# Source excerpt
◇ ◇ ◇

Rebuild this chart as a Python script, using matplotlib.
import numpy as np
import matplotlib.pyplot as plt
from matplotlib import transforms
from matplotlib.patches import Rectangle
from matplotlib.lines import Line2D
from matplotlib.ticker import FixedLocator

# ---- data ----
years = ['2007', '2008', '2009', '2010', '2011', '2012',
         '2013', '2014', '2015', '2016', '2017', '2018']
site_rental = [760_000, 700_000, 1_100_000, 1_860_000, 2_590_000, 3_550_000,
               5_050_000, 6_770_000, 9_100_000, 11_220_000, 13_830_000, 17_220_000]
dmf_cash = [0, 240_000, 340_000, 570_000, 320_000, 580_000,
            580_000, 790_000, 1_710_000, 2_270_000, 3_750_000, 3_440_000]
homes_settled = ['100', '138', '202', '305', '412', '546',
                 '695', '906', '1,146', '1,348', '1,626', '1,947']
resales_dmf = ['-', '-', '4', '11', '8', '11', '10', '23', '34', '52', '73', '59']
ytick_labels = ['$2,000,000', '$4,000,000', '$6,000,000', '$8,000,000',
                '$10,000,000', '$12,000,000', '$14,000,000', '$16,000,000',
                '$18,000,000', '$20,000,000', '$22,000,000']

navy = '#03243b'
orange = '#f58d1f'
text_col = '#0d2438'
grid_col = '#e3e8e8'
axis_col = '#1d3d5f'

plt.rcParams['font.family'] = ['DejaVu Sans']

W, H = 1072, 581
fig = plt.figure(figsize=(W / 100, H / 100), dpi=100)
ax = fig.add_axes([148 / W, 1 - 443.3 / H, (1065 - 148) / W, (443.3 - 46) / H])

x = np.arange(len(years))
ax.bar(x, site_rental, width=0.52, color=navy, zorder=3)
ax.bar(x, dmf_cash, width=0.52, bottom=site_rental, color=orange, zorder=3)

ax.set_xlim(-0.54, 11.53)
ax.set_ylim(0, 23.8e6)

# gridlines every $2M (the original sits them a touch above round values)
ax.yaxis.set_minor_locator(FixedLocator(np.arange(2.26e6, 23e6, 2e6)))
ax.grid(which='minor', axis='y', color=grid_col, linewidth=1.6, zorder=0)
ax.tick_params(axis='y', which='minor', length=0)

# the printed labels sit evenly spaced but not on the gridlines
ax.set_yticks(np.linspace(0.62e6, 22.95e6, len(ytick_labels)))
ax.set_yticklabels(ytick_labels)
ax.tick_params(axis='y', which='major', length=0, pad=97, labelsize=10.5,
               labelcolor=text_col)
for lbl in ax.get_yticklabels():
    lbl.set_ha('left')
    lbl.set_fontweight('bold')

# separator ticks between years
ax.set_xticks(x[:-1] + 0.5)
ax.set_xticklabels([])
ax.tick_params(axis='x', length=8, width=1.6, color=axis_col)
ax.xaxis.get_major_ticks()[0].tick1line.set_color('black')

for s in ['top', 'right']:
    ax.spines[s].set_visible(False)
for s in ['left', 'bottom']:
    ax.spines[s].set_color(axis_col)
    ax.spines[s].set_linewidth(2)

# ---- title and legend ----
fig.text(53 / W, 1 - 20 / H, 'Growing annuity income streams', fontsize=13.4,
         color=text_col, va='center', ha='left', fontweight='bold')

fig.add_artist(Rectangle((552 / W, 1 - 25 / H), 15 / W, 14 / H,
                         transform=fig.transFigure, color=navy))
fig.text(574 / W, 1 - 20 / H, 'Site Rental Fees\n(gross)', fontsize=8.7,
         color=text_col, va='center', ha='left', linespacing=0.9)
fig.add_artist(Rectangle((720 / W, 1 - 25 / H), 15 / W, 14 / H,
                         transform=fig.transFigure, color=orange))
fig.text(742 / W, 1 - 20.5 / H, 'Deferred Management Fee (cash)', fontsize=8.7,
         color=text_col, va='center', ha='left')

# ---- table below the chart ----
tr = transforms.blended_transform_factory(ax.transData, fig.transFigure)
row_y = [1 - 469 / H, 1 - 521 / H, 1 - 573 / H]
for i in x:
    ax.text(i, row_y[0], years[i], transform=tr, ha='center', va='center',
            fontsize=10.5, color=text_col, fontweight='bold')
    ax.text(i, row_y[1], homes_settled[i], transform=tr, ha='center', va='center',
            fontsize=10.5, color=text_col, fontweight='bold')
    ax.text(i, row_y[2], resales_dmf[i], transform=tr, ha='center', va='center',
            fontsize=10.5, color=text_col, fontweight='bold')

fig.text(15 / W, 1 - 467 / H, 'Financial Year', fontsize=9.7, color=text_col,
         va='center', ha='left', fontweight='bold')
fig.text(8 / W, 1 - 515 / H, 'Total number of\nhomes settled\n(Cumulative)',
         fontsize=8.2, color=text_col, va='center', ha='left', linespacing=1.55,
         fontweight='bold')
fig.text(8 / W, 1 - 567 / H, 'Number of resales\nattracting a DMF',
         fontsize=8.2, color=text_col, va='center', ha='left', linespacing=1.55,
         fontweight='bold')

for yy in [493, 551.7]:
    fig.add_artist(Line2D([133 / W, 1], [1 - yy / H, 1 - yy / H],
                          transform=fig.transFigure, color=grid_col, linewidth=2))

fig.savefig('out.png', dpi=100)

◇ ◇ ◇

Using the material above, gather every line that includes "matplotlib".

Rebuild this chart as a Python script, using matplotlib.
import matplotlib.pyplot as plt
from matplotlib import transforms
from matplotlib.patches import Rectangle
from matplotlib.lines import Line2D
from matplotlib.ticker import FixedLocator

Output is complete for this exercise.